At his arrival in Winnipeg on 22 Dec. 1902 Verigin was described by a journalist of the city’s Manitoba Free Press as “a splendid type of his race. Tall and strongly built, and of erect and graceful carriage, he would attract attention among hundreds of good-looking men.” His presence had a calming effect on his flock. On 12 Jan. 1903 he explained to Tolstoy that he had defused the trouble the radicals had caused by telling them that their “motives of self-sacrifice . . . are legitimate and precious ones, but there is no need to let the children go hungry and cold, so for the time being why not remain with all the rest of the brethren and teach them?” He added that “those with families took this explanation too as a revelation from God.” It was not long before his Canadian followers, emphasizing what they perceived as his spiritual strength, began calling him Gospodnii (meaning Godly or belonging to the Lord, although frequently mistranslated as Lordly) – a title which had originally been bestowed on him by Luker’ia Kalmykova.
Soon after Verigin’s arrival in Canada, he purchased land near the Doukhobor communities and established a village which he named Veregin (Sask.); it would become the group’s administrative centre. His ability as a leader was immediately noticeable, as he combined the duties of spiritual leader with the task of managing the community’s financial and social development. His pragmatism guided him in the search for compromises with Canadian authorities in matters of Doukhobor rights and responsibilities. The issue of land registration and ownership was particularly thorny. His adherents had settled in 20 small villages and they cultivated the surrounding fields. Under his leadership the number of villages grew to 57. Initially reluctant to register for the land they occupied, his followers agreed to make entries for about 2,700 homesteads, but to hold the land collectively. Verigin encouraged the men to work away from the community; their wages were used to pay the community’s debt, acquire the latest agricultural machinery, construct flour- and sawmills, and purchase livestock and supplies that the community could not produce.
Although the government had originally allowed the Doukhobors the privilege of collective ownership, in 1905 Frank Oliver*, the new minister of the interior, faced with increased public pressure to make more land available, demanded the registration of homesteads on an individual basis as a condition to obtaining title. Registration entailed an oath of allegiance to the crown which would obligate members of the sect to take up military service if Canada should ever go to war. Contrary to Verigin’s advice, some, called Independent Doukhobors to distinguish them from their Community brethren, had already registered their homesteads as individual farmers and had either taken the oath of allegiance or claimed an exemption similar to that which had been granted to Mennonites, recognizing them as conscientious objectors. Verigin discouraged any contact with the Independents and would even unsuccessfully oppose government recognition of their exemption during World War I.
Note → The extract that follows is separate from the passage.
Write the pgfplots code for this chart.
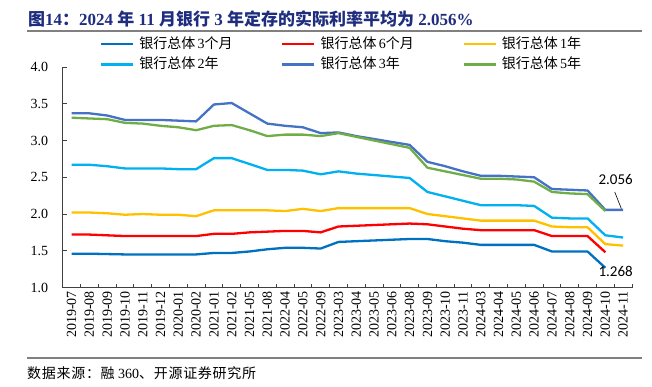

Disenchanted with the change in official attitude, in 1906 Verigin and several of his key followers went to Moscow to enquire as to the possibility of moving the Doukhobors en masse back to Russia. After a cool reception from tsarist officials and no guarantees of exemption from military service, Verigin was forced to abandon the idea. On his return to Canada he found that since his followers had failed to comply with government regulations, over half of their entries for homesteads had been cancelled and much of the remainder of their land had been vested in the government “for the protection” of the community. He advised his followers to live frugally with what resources remained available to them while he searched for options.
In the summer of 1907 Verigin discovered orchard lands in British Columbia which the Doukhobors could acquire by purchase, a procedure that would obviate the need for an oath of allegiance. The following year four-fifths of his flock left the prairies and followed their leader to a new home in the Kootenays. The remainder, mainly Independent Doukhobors, stayed behind. In 1916 they would establish the Society of Independent Doukhobors under the leadership of Peter George Makaroff.
Verigin’s group settled in the Castlegar and Grand Forks districts. Historian Carl J. Tracie speculates that Verigin may have deliberately placed certain Doukhobors in small, scattered communities around Castlegar in order to keep opposing factions, such as agricultural labourers and commercial entrepreneurs, separate from each other and at the same time isolated from English Canadian society, with a view to preventing further fragmentation of the sect. According to Tracie, however, “This distinction only added fuel to the latent uneasiness of the Sons of Freedom about what they saw as the growing materialism of the Orthodox Doukhobors.” Their subsequent actions could be interpreted as “an attempt to sharpen and clarify the boundaries between true Doukhoborism and the secular world attempting to compromise it.”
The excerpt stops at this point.